▶ Stated goal
Collect every line that includes the string "this".

▶ Stored entries

==========

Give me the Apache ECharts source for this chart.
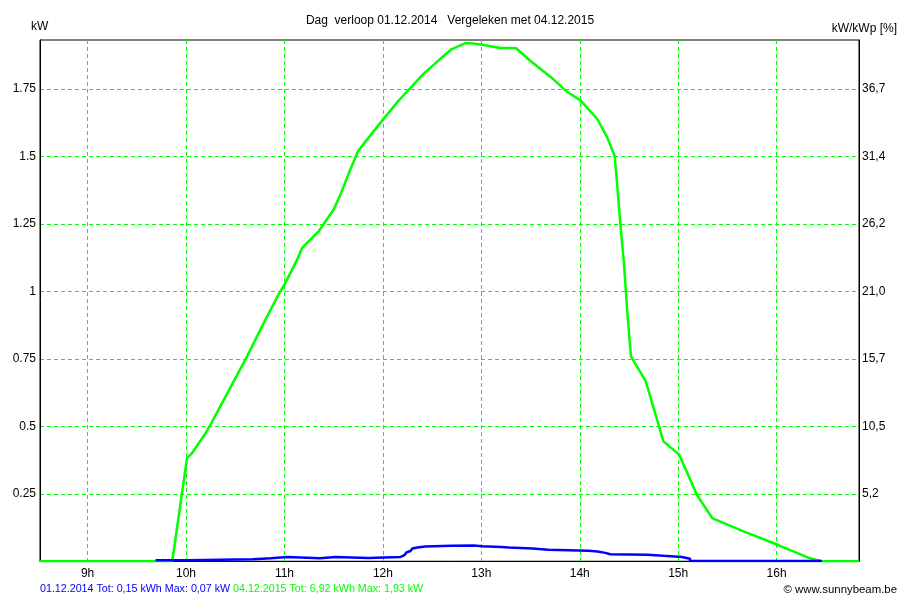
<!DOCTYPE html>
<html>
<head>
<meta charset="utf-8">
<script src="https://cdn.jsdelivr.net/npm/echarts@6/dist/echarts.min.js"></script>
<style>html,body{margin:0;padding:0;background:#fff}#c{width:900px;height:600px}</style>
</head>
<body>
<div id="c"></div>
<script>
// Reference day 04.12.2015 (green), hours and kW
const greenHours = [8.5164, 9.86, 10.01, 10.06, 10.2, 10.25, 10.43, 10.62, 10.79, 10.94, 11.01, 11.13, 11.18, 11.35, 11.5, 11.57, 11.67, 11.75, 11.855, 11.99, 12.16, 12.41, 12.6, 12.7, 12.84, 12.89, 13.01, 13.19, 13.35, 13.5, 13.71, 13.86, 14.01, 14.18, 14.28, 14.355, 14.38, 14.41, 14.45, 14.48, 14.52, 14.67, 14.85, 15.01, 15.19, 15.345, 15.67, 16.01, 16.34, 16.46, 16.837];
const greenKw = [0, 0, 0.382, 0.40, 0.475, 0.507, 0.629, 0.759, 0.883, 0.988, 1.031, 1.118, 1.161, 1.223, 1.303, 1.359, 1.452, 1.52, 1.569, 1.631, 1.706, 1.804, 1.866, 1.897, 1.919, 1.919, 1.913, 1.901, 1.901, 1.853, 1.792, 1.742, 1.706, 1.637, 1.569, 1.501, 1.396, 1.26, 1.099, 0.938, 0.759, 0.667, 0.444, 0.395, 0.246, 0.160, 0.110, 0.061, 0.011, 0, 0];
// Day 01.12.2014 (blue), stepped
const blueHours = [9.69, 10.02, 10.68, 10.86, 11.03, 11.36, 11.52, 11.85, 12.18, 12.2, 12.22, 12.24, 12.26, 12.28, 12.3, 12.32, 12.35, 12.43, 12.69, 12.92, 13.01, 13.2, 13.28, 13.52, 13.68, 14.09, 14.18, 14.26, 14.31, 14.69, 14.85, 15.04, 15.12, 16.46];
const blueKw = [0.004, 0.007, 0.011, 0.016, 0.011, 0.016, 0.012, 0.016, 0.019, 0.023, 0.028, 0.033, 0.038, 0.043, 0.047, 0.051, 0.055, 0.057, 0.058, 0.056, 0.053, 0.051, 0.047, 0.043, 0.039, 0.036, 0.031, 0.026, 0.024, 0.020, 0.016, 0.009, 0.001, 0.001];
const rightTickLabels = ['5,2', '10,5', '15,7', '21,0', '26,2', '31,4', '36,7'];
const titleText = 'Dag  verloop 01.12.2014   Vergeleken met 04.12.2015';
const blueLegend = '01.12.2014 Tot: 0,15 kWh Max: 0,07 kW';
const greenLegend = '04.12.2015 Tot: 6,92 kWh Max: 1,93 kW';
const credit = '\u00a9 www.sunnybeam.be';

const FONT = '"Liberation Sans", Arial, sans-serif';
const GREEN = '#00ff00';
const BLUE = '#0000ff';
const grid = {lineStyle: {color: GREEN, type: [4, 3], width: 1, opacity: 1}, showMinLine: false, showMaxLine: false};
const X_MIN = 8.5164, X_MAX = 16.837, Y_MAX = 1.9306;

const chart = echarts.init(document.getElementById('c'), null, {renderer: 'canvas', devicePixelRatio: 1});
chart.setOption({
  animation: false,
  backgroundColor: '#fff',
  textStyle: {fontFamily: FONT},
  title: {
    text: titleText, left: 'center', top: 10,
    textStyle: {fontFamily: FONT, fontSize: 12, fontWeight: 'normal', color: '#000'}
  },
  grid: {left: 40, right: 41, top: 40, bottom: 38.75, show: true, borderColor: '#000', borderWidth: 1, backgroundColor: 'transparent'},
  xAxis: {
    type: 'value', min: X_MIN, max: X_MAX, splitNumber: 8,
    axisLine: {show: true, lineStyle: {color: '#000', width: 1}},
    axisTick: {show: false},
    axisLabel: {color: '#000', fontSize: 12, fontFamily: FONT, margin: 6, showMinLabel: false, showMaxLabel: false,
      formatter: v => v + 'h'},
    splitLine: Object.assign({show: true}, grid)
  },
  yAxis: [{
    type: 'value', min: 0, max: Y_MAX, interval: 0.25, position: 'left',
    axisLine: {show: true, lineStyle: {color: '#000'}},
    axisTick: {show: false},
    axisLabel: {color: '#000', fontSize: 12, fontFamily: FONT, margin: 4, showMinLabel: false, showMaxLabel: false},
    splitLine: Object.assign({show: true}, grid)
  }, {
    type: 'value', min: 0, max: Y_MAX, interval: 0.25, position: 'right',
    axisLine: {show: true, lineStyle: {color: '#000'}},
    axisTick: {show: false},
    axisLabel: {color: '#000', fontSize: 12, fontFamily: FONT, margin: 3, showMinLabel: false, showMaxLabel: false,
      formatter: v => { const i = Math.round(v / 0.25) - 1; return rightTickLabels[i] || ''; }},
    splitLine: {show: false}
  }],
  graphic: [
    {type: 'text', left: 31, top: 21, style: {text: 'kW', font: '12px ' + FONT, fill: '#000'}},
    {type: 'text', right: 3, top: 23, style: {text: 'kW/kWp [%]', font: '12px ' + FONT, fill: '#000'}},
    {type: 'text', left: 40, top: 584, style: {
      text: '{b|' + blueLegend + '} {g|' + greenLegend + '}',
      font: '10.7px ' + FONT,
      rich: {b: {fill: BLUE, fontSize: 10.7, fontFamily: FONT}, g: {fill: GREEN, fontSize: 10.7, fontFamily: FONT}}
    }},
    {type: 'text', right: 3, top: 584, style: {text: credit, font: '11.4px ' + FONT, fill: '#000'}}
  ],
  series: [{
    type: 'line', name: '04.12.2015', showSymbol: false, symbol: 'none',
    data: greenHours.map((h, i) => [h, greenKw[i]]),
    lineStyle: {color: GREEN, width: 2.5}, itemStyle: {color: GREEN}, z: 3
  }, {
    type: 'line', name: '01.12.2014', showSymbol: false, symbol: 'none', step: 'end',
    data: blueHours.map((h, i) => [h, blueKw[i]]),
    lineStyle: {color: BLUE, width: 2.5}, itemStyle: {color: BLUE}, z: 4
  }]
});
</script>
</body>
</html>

==========

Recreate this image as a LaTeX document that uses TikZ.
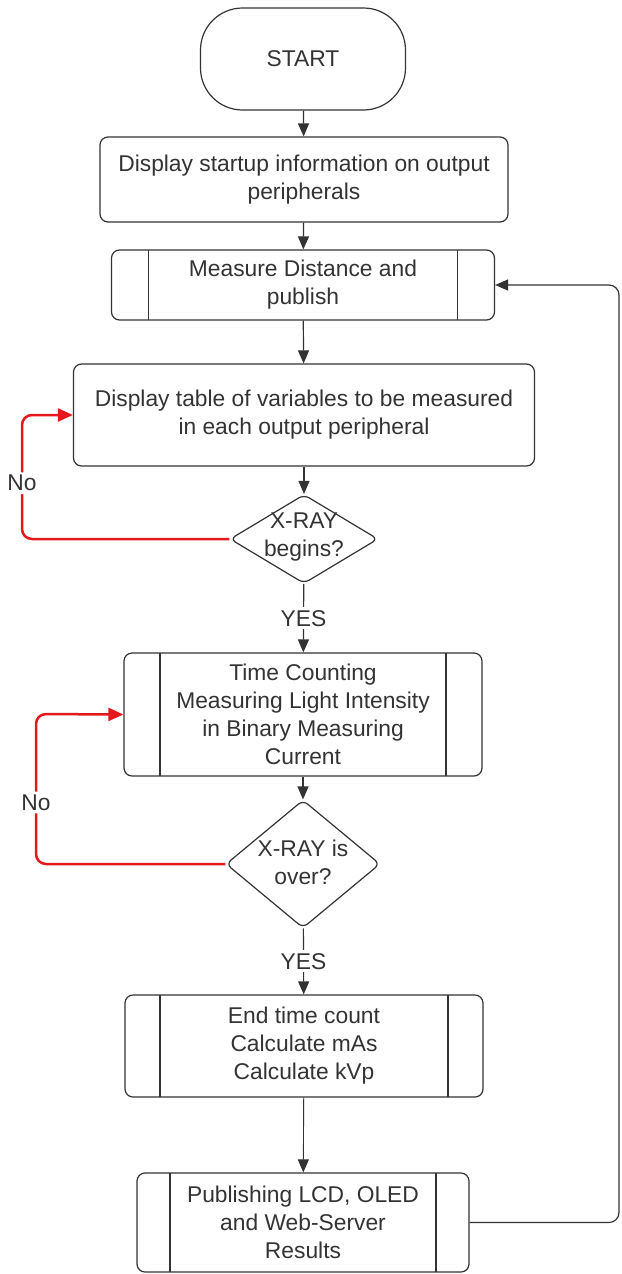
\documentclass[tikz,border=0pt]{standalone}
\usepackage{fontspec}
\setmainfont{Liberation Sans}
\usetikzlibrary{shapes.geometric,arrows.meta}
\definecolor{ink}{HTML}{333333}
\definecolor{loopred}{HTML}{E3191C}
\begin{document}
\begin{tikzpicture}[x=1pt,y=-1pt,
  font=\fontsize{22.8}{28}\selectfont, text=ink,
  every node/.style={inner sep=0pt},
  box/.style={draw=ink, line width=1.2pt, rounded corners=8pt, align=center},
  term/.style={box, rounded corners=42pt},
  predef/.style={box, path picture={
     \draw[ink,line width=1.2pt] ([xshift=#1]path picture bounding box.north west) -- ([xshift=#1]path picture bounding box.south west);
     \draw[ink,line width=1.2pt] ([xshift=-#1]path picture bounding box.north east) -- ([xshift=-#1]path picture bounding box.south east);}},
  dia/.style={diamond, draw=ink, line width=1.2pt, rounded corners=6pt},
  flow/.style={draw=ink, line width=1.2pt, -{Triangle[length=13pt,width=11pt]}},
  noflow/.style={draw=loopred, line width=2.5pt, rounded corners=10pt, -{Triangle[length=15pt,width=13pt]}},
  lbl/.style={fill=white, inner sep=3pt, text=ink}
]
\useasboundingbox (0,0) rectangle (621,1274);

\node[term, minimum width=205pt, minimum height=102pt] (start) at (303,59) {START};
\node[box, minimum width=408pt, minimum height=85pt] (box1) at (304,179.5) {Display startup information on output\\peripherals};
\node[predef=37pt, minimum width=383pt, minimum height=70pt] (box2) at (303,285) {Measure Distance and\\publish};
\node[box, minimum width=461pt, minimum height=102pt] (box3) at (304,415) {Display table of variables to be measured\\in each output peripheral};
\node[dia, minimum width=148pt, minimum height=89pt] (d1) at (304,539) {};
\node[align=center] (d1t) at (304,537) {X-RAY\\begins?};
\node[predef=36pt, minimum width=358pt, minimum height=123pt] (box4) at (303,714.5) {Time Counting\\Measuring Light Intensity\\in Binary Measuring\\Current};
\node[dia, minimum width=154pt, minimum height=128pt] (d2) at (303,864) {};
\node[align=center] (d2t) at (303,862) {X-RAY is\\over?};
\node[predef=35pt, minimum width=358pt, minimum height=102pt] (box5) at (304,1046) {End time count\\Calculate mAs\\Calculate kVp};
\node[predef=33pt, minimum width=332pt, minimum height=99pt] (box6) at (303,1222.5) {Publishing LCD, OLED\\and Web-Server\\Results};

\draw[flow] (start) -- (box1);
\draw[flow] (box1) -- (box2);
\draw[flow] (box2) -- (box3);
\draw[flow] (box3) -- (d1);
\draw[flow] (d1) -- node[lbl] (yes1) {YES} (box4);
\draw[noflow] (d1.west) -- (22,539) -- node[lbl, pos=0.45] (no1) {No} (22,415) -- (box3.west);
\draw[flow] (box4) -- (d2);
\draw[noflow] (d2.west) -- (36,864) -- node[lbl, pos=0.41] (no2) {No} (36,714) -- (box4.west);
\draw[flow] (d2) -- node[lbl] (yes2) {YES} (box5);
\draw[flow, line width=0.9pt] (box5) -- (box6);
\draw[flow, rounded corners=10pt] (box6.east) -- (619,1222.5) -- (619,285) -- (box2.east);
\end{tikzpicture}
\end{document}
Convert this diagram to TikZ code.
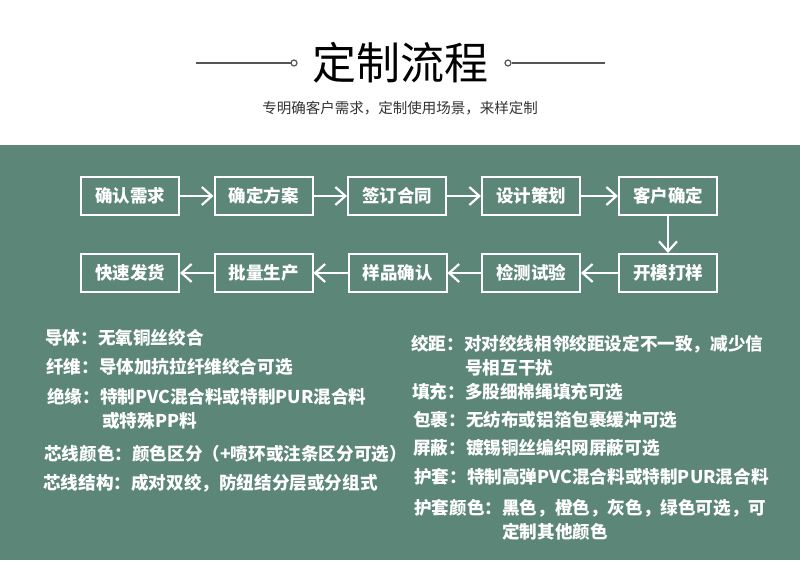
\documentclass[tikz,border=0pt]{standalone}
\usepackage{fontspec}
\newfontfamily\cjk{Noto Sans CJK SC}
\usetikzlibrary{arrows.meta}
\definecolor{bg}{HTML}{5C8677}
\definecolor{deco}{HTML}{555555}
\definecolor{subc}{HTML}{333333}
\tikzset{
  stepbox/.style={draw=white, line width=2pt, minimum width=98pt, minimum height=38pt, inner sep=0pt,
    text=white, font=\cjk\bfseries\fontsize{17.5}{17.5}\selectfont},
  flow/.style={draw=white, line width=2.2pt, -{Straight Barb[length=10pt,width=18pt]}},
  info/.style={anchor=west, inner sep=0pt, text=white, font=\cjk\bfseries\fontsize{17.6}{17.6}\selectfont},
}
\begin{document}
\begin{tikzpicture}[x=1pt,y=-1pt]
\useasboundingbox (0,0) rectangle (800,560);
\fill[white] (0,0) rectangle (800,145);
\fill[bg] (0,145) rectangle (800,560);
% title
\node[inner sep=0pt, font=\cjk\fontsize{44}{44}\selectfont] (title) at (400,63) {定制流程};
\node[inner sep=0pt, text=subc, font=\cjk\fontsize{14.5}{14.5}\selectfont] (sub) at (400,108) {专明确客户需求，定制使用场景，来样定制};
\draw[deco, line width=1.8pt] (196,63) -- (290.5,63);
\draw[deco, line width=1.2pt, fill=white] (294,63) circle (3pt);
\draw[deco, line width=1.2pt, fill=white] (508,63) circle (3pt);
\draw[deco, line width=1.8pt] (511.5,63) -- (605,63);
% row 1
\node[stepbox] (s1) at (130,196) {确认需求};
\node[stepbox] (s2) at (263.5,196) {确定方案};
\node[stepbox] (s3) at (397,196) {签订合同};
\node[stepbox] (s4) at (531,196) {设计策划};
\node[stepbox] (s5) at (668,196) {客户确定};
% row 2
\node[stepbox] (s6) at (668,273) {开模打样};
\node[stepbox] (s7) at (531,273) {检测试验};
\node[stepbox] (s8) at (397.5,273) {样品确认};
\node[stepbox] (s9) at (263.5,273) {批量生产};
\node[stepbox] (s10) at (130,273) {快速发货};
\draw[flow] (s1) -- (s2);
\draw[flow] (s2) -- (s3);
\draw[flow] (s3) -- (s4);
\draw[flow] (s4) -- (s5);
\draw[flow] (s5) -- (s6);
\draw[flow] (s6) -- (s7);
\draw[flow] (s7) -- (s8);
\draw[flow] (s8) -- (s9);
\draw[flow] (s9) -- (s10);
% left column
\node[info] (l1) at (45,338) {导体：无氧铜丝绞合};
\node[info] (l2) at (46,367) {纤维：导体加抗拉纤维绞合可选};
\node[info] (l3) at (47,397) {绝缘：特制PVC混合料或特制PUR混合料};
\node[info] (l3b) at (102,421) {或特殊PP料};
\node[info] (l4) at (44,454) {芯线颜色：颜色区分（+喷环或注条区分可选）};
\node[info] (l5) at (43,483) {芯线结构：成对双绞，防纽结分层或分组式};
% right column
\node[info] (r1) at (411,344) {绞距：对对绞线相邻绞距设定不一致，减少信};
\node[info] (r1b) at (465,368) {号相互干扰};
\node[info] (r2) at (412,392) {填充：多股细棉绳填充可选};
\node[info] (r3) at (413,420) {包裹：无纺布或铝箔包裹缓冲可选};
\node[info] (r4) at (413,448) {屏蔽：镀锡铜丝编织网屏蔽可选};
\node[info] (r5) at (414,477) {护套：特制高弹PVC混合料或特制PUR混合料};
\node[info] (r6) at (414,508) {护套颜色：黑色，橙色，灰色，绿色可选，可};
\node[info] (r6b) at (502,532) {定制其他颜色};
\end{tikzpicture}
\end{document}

==========

▶ Exercise response
Give me the Apache ECharts source for this chart.
Recreate this image as a LaTeX document that uses TikZ.
Convert this diagram to TikZ code.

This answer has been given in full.